-- EXERCISE INSTRUCTIONS --
Write out, word for word, every line from the first one through the line that holds "plt.rcParams['font.family'] = ['Open", and nothing else; skip the pictures.

-- DATA SHOWN --
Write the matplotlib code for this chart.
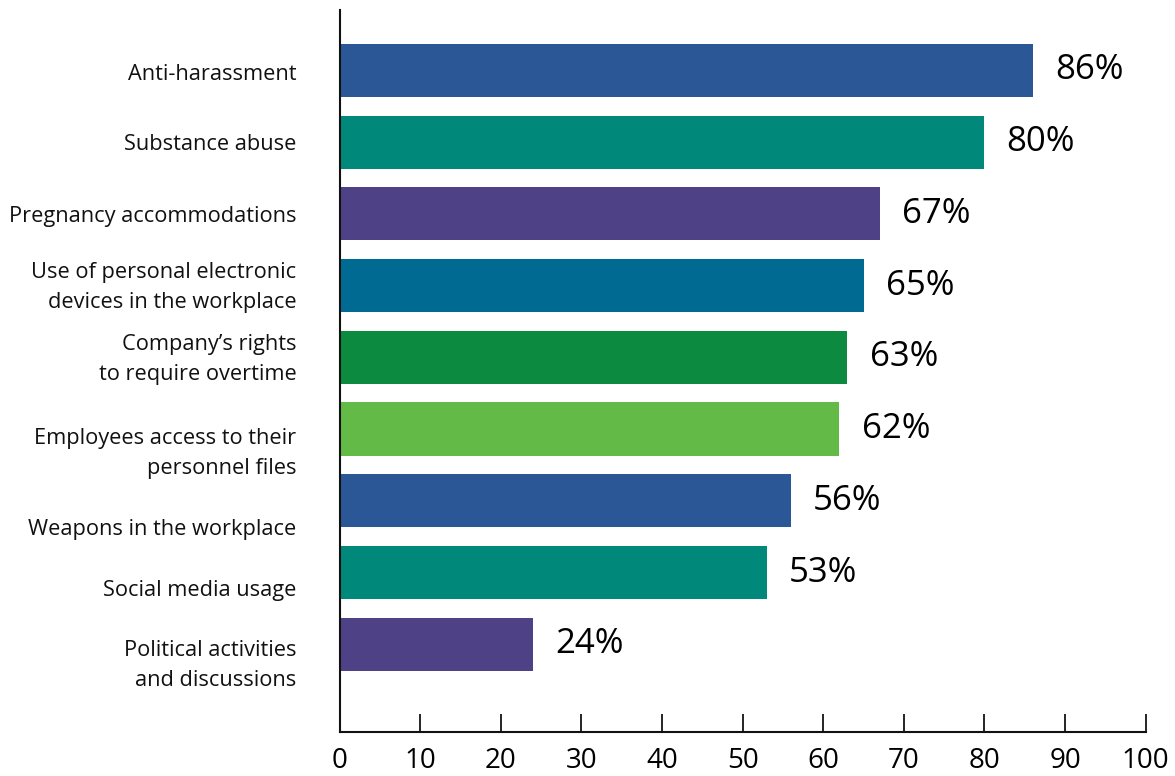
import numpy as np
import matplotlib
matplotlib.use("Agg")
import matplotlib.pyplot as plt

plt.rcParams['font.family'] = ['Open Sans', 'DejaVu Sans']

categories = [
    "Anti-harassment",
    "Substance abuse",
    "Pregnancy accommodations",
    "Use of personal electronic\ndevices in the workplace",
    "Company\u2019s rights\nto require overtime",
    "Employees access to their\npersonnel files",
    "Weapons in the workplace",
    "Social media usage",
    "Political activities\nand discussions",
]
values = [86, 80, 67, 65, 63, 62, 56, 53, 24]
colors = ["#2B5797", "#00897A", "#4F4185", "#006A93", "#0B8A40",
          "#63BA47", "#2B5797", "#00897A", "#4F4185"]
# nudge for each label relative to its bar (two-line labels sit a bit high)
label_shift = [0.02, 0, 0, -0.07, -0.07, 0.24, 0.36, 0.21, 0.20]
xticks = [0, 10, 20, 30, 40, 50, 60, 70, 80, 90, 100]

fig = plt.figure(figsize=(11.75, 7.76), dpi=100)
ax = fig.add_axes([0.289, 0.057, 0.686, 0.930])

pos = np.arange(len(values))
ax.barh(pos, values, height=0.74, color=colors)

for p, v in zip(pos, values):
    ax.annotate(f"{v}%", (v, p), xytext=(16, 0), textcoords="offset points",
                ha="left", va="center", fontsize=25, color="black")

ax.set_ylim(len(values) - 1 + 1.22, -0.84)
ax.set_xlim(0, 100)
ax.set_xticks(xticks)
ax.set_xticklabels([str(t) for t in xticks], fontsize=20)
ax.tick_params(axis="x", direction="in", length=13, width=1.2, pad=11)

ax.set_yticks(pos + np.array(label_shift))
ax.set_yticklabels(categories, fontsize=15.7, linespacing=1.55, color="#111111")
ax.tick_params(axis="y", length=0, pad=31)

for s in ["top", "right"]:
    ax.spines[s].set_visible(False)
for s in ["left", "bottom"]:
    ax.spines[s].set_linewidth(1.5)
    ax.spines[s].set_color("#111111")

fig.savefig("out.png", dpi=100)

-- ANSWER IN FULL --
Write the matplotlib code for this chart.
import numpy as np
import matplotlib
matplotlib.use("Agg")
import matplotlib.pyplot as plt

plt.rcParams['font.family'] = ['Open Sans', 'DejaVu Sans']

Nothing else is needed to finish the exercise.